Far-right candidate Jair Bolsonaro was elected as the new Brazilian President on Monday morning and he quickly made clear that reforming the country’s pension system, reducing deficit and debt will be his administration’s key priorities.

Bolsonaro, the former army captain who focused much of his campaign a pledge to fight against crime in a manner that many believed to have racial overtones, will seek to overhaul Brazil’s pension system which is seen by investors as too expensive to sustain. He also proposed a tax overhaul would generate some 10m jobs by cutting payroll taxes.

His top economic advisor and proposed economy minister, Paulo Guedes, said the country would also be seeking bilateral trade deals, criticising the restrictions of South America’s Mercosur trade bloc.

On Monday, the Brazilian real climbed 1.7% against the dollar to 3.6422 and a Tokyo listed Brazilian exchange traded fund jumped by 13%.

“We will break the vicious cycle of growing debt, substitute it with the virtuous cycle of smaller deficits, falling debt and lower interest rates,” Bolsonaro said.

Brazil has not voted in a leader with a background in the armed forces since the 21-year authoritarian military regime came to an end in 1985. Bolsonaro has stated plans to appoint a number of retired military officers to his cabinet.

Andres Abadia, senior international economist for Pantheon Macroeconomics said: “Markets likely will cheer today. The BRL will continue to rebound, equities likely will rally and bond spreads will tighten.
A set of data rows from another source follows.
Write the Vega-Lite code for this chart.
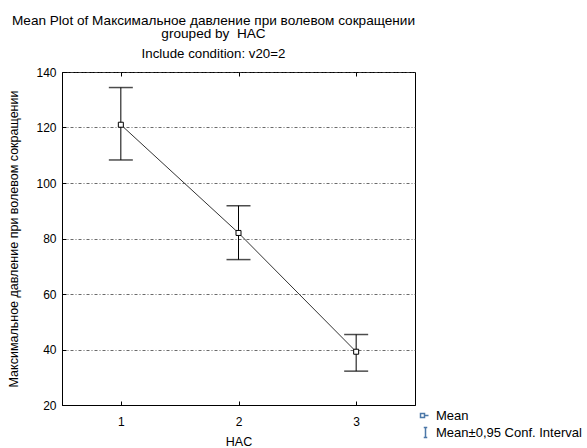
{
  "$schema": "https://vega.github.io/schema/vega-lite/v6.json",
  "width": 353,
  "height": 333,
  "autosize": "none",
  "padding": {"left": 62, "top": 72, "right": 172, "bottom": 43},
  "background": "white",
  "config": {
    "font": "Liberation Sans",
    "view": {"stroke": "black", "strokeWidth": 1},
    "axis": {
      "labelFont": "Liberation Sans",
      "titleFont": "Liberation Sans",
      "labelFontSize": 12,
      "titleFontSize": 12.5,
      "titleFontWeight": "normal",
      "labelColor": "black",
      "titleColor": "black",
      "domainColor": "black",
      "tickColor": "black",
      "tickSize": -4
    }
  },
  "title": {
    "text": ["Mean Plot of Максимальное давление при волевом сокращении", "grouped by \u00a0HAC"],
    "subtitle": "Include condition: v20=2",
    "fontSize": 13.6,
    "fontWeight": "normal",
    "subtitleFontSize": 13.3,
    "subtitleColor": "black",
    "color": "black",
    "anchor": "middle",
    "dx": -25,
    "offset": 6,
    "subtitlePadding": 6,
    "lineHeight": 13
  },
  "data": {
    "values": [
      {"HAC": "1", "mean": 121.0, "lo": 108.3, "hi": 134.4},
      {"HAC": "2", "mean": 82.0, "lo": 72.4, "hi": 91.8},
      {"HAC": "3", "mean": 39.2, "lo": 32.2, "hi": 45.4}
    ]
  },
  "resolve": {"axis": {"x": "independent"}},
  "layer": [
    {
      "mark": {"type": "rule", "color": "black", "strokeWidth": 1},
      "encoding": {
        "x": {
          "field": "HAC",
          "type": "ordinal",
          "scale": {"type": "point", "padding": 0.5},
          "axis": {"labelAngle": 0, "title": "HAC", "grid": false, "labelPadding": 15, "titlePadding": 8}
        },
        "y": {
          "field": "lo",
          "type": "quantitative",
          "scale": {"domain": [20, 140], "nice": false, "zero": false},
          "axis": {
            "values": [20, 40, 60, 80, 100, 120, 140],
            "title": "Максимальное давление при волевом сокращении",
            "grid": true,
            "gridColor": "#444444",
            "gridDash": [3, 2, 1, 2],
            "gridWidth": 0.8,
            "labelPadding": 10,
            "titlePadding": 15
          }
        },
        "y2": {"field": "hi"}
      }
    },
    {
      "mark": {"type": "tick", "color": "black", "size": 24, "thickness": 1.5},
      "encoding": {
        "x": {
          "field": "HAC",
          "type": "ordinal",
          "axis": {"orient": "top", "labels": false, "title": null, "domain": false, "grid": false, "tickSize": -4, "ticks": true}
        },
        "y": {"field": "lo", "type": "quantitative"}
      }
    },
    {
      "mark": {"type": "tick", "color": "black", "size": 24, "thickness": 1.5},
      "encoding": {
        "x": {"field": "HAC", "type": "ordinal", "axis": null},
        "y": {"field": "hi", "type": "quantitative"}
      }
    },
    {
      "mark": {"type": "line", "color": "#333333", "strokeWidth": 1},
      "encoding": {
        "x": {"field": "HAC", "type": "ordinal", "axis": null},
        "y": {"field": "mean", "type": "quantitative"}
      }
    },
    {
      "mark": {"type": "point", "shape": "square", "filled": true, "fill": "white", "stroke": "black", "strokeWidth": 1, "size": 25, "opacity": 1},
      "encoding": {
        "x": {"field": "HAC", "type": "ordinal", "axis": null},
        "y": {"field": "mean", "type": "quantitative"}
      }
    },
    {
      "mark": {"type": "point", "opacity": 0},
      "encoding": {
        "x": {"field": "HAC", "type": "ordinal", "axis": null},
        "y": {"field": "mean", "type": "quantitative"},
        "shape": {
          "datum": "Mean",
          "scale": {
            "domain": ["Mean", "Mean±0,95 Conf. Interval"],
            "range": ["M-1,-0.4H-0.2V0.4H-1ZM-0.2,0H0.6", "M-0.35,-1H0.35M0,-1V1M-0.35,1H0.35"]
          },
          "legend": {
            "orient": "none",
            "legendX": 357,
            "legendY": 337,
            "title": null,
            "labelFontSize": 13,
            "labelColor": "black",
            "labelFont": "Liberation Sans",
            "symbolSize": 100,
            "rowPadding": 1,
            "labelOffset": 4,
            "encode": {
              "symbols": {
                "update": {
                  "fill": {"value": "white"},
                  "stroke": {"value": "#777777"},
                  "strokeWidth": {"value": 1},
                  "opacity": {"value": 1}
                }
              }
            }
          }
        }
      }
    }
  ]
}
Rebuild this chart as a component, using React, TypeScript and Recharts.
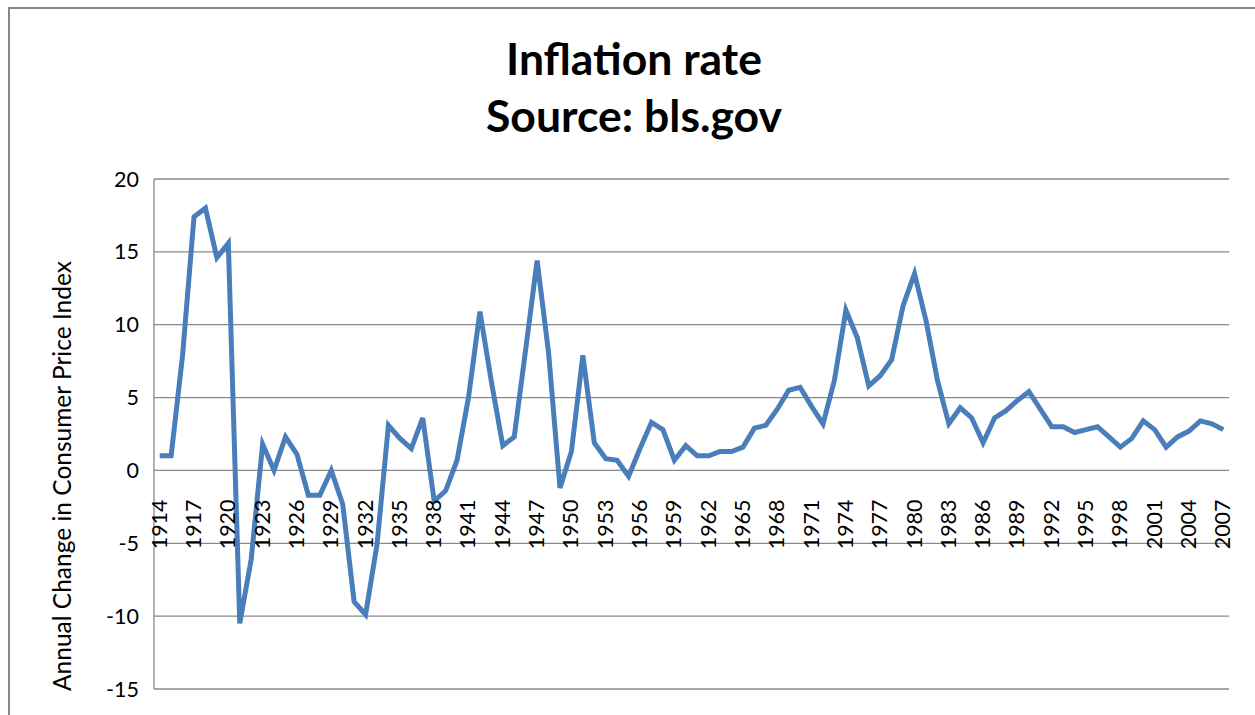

“Attention will move towards the alliances/support that Mr Bolsonaro will need to muster in parliament to pass austerity measures, including a pension reform. It won’t be easy in a deeply divided country. Mr Bolsonaro has said his government would be a 'defender of democracy and the constitution' which will start to ease some fears about his commitment to democracy, but risks remain.”